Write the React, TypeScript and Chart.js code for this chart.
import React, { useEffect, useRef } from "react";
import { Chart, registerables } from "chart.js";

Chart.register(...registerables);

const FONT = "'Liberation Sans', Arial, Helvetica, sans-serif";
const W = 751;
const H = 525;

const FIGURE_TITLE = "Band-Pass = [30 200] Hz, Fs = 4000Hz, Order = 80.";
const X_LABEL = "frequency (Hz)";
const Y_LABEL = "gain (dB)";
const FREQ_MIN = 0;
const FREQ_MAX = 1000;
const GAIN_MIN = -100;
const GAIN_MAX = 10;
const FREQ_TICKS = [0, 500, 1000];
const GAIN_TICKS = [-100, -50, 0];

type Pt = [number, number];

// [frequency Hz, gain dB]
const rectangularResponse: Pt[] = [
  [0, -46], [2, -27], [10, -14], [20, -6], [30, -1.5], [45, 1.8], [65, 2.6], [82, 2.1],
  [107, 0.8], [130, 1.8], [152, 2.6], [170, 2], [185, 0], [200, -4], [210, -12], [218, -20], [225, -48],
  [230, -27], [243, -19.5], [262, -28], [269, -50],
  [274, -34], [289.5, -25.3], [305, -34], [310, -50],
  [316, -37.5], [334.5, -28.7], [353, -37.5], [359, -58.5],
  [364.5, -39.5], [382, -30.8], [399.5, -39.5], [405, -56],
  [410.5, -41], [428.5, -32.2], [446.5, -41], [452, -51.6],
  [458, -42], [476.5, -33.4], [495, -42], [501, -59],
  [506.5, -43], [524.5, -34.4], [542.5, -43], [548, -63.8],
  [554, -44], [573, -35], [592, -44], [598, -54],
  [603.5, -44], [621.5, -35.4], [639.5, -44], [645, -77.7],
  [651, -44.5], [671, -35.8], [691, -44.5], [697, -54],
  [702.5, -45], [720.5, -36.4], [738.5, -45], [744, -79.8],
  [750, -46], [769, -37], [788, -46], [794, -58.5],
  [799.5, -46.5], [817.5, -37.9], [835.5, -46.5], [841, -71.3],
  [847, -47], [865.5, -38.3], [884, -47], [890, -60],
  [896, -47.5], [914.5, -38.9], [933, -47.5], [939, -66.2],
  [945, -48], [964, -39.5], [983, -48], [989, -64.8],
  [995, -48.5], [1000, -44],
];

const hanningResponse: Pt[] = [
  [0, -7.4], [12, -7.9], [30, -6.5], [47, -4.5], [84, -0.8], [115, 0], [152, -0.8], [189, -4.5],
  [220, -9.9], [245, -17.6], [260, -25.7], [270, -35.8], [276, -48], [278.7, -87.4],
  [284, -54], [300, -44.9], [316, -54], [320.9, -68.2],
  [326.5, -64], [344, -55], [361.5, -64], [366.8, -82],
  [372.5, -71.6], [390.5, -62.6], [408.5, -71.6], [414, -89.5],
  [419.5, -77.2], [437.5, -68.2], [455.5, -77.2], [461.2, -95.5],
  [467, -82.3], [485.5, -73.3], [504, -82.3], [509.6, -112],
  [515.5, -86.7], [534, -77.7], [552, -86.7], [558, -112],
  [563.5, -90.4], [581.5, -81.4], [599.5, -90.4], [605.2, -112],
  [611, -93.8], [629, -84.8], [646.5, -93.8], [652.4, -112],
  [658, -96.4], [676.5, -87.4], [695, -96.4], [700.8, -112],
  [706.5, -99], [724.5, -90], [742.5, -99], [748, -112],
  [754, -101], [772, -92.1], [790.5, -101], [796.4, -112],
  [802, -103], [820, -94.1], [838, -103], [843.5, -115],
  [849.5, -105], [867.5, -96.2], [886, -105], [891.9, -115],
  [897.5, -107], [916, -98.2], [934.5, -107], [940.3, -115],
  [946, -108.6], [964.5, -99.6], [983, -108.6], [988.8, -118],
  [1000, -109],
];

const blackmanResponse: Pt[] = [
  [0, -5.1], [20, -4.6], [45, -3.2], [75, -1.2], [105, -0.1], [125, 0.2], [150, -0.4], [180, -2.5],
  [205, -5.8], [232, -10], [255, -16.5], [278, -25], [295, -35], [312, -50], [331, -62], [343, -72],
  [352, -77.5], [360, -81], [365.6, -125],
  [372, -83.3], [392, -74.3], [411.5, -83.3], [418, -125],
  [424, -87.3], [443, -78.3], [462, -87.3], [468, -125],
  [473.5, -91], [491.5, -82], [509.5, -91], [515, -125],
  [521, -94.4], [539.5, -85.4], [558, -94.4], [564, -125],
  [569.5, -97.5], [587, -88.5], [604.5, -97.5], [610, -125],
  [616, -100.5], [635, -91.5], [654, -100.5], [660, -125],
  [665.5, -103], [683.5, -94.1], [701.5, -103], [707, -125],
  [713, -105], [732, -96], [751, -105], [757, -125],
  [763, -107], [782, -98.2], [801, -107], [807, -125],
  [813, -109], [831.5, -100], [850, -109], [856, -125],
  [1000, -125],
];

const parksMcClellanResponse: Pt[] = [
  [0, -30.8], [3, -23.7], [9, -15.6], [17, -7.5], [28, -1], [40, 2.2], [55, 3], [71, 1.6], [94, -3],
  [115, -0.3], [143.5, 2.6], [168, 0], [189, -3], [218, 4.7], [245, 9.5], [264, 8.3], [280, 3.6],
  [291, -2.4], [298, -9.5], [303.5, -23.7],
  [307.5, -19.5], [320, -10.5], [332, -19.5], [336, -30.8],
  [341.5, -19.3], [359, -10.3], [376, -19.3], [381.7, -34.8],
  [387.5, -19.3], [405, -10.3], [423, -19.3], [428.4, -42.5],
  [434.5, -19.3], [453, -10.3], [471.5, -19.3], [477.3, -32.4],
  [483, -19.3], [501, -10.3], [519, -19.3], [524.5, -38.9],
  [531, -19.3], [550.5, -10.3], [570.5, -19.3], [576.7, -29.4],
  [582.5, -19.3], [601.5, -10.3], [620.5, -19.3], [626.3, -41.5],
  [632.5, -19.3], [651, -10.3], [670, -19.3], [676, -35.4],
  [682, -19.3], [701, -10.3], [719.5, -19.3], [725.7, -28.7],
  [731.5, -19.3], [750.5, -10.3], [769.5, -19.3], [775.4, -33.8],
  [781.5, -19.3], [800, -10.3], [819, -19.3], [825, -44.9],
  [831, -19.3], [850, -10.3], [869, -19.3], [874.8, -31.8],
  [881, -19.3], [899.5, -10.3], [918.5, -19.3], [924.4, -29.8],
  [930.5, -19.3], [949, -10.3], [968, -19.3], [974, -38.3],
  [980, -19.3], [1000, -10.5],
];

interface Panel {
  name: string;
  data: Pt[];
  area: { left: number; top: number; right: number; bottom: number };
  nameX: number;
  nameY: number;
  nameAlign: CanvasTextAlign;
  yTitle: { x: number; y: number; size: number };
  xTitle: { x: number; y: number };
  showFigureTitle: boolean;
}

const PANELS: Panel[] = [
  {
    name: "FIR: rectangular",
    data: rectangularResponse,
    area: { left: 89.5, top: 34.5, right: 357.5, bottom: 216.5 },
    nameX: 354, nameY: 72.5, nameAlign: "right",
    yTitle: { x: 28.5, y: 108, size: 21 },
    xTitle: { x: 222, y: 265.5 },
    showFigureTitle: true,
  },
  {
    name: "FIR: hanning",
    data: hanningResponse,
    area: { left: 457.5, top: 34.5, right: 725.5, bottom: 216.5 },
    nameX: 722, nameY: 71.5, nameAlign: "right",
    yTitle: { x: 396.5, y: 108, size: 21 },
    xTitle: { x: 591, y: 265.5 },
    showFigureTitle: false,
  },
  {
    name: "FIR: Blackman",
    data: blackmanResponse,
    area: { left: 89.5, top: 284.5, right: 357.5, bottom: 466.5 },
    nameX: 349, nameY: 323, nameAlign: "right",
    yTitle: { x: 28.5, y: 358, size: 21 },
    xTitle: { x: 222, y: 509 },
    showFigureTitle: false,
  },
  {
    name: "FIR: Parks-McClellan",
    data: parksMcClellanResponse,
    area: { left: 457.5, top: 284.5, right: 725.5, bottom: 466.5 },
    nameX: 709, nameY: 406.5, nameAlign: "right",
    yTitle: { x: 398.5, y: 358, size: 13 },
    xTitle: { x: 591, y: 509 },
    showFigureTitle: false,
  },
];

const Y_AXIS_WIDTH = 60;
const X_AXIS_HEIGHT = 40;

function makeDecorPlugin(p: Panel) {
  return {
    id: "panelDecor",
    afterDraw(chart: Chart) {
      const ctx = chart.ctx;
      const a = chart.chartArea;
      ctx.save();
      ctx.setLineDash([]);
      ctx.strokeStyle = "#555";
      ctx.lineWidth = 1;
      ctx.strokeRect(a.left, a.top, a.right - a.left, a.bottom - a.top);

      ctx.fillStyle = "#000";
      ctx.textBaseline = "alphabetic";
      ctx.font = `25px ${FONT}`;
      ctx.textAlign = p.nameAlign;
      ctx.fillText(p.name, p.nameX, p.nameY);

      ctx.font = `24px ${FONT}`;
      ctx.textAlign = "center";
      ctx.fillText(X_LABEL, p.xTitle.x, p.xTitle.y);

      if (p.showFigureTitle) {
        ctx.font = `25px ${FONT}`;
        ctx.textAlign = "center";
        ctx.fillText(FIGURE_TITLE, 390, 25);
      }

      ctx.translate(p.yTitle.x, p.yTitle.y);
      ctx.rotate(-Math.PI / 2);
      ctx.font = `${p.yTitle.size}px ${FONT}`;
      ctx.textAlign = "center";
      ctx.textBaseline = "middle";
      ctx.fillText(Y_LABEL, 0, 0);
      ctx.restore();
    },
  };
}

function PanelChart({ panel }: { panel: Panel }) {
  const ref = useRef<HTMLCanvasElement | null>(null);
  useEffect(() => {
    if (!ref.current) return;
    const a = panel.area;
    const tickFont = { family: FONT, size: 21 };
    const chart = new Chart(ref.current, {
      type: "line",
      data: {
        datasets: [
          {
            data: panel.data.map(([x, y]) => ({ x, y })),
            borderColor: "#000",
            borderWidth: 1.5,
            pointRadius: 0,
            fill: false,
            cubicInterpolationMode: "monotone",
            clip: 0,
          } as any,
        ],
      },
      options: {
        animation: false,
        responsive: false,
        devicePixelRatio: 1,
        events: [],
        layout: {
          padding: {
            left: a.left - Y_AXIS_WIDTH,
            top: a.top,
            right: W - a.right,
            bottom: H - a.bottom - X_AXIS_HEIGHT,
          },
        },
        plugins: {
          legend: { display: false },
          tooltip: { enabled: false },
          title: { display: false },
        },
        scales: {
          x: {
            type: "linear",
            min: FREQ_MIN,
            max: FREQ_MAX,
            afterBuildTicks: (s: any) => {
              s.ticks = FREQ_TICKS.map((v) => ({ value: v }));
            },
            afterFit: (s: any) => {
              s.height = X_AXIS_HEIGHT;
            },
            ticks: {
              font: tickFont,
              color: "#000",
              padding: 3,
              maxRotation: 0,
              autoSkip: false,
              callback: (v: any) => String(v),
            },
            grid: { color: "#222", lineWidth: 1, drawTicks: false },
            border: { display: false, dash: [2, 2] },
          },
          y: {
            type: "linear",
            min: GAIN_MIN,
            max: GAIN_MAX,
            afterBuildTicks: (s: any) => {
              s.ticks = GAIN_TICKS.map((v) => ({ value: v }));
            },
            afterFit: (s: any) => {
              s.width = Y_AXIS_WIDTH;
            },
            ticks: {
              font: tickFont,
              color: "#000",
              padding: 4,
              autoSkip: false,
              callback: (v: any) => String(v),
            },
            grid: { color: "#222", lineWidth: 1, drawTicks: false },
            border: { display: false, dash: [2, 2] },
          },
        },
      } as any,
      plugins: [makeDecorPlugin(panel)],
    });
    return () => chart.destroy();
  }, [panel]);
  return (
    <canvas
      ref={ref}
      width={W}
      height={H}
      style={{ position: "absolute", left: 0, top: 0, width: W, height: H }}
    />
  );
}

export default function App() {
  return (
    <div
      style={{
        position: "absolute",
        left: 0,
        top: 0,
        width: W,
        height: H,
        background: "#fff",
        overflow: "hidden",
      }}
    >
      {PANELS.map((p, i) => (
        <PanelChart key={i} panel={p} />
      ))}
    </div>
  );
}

□ □ □ □ □

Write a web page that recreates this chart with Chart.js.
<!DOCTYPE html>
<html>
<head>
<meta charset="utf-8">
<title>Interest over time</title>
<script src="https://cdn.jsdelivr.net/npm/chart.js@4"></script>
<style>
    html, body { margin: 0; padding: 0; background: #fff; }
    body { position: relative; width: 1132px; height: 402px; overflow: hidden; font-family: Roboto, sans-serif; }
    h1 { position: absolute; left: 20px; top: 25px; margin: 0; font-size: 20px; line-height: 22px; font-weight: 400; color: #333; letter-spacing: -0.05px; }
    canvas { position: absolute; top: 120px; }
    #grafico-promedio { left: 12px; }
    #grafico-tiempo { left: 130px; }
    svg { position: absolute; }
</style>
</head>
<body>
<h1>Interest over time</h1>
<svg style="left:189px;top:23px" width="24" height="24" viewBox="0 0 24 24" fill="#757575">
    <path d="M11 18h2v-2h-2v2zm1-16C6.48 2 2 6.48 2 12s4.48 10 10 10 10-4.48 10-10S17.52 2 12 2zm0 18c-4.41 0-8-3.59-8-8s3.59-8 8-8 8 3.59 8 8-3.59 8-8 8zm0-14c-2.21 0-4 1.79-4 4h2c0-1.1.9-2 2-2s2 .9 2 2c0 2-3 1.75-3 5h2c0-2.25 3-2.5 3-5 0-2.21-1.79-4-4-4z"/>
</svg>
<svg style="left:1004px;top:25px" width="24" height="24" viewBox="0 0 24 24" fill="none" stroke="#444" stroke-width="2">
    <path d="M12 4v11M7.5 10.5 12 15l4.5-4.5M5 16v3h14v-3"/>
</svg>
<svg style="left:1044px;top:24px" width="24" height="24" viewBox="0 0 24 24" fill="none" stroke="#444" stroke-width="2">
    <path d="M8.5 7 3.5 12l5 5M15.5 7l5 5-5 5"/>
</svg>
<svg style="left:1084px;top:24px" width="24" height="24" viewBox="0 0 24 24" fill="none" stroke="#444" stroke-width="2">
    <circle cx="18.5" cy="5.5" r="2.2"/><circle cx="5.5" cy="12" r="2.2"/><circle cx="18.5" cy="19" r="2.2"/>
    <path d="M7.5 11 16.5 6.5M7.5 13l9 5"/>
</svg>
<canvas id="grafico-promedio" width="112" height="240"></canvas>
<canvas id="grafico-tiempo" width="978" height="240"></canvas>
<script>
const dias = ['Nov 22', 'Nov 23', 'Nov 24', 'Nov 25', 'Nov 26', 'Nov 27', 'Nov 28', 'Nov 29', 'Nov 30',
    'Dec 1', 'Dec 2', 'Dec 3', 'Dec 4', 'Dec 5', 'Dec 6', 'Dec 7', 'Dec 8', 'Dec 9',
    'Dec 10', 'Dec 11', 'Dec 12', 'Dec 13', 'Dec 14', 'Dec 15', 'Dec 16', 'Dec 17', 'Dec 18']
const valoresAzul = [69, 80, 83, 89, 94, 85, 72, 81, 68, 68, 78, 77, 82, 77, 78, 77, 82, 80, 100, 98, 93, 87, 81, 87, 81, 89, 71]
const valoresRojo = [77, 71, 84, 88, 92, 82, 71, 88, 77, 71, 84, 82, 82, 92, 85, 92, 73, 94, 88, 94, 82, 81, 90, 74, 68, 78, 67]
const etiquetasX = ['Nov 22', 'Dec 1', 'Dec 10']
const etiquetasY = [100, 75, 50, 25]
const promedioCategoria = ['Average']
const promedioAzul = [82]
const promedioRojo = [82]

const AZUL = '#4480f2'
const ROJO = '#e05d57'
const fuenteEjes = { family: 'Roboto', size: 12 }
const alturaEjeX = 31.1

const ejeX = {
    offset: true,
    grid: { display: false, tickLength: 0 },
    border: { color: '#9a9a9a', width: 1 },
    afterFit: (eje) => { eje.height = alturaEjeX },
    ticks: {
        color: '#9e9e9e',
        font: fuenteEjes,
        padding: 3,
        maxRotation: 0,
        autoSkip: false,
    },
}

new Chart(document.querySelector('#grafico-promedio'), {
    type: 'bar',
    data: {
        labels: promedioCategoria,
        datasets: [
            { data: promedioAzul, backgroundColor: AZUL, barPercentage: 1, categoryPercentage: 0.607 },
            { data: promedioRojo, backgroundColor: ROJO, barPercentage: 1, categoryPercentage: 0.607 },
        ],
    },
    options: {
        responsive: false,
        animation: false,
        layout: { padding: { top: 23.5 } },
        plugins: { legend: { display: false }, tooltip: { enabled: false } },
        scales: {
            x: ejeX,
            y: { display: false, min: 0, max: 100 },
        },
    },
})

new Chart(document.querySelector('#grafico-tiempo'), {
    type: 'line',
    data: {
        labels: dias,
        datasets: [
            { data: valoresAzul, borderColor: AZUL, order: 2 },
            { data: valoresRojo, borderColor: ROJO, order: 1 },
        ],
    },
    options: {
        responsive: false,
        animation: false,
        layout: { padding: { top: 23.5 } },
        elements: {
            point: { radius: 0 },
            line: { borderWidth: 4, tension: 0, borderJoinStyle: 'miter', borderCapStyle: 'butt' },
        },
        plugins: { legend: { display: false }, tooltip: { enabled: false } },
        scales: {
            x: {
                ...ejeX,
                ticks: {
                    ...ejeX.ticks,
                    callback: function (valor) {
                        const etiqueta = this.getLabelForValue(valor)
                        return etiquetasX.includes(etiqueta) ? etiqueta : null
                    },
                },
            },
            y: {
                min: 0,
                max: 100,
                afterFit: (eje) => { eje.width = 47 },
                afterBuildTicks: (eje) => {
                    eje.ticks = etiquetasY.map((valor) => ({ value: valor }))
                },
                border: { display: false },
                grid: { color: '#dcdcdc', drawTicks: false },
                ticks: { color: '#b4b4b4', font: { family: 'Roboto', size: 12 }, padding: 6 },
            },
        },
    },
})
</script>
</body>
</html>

□ □ □ □ □

— TO BE DONE —
Out of the data above, set down the lines from the one with "Write the React, TypeScript" to the one with "type Pt = [number, number];", both included, exactly as written and with no additions.

— WRITTEN RESPONSE —
Write the React, TypeScript and Chart.js code for this chart.
import React, { useEffect, useRef } from "react";
import { Chart, registerables } from "chart.js";

Chart.register(...registerables);

const FONT = "'Liberation Sans', Arial, Helvetica, sans-serif";
const W = 751;
const H = 525;

const FIGURE_TITLE = "Band-Pass = [30 200] Hz, Fs = 4000Hz, Order = 80.";
const X_LABEL = "frequency (Hz)";
const Y_LABEL = "gain (dB)";
const FREQ_MIN = 0;
const FREQ_MAX = 1000;
const GAIN_MIN = -100;
const GAIN_MAX = 10;
const FREQ_TICKS = [0, 500, 1000];
const GAIN_TICKS = [-100, -50, 0];

type Pt = [number, number];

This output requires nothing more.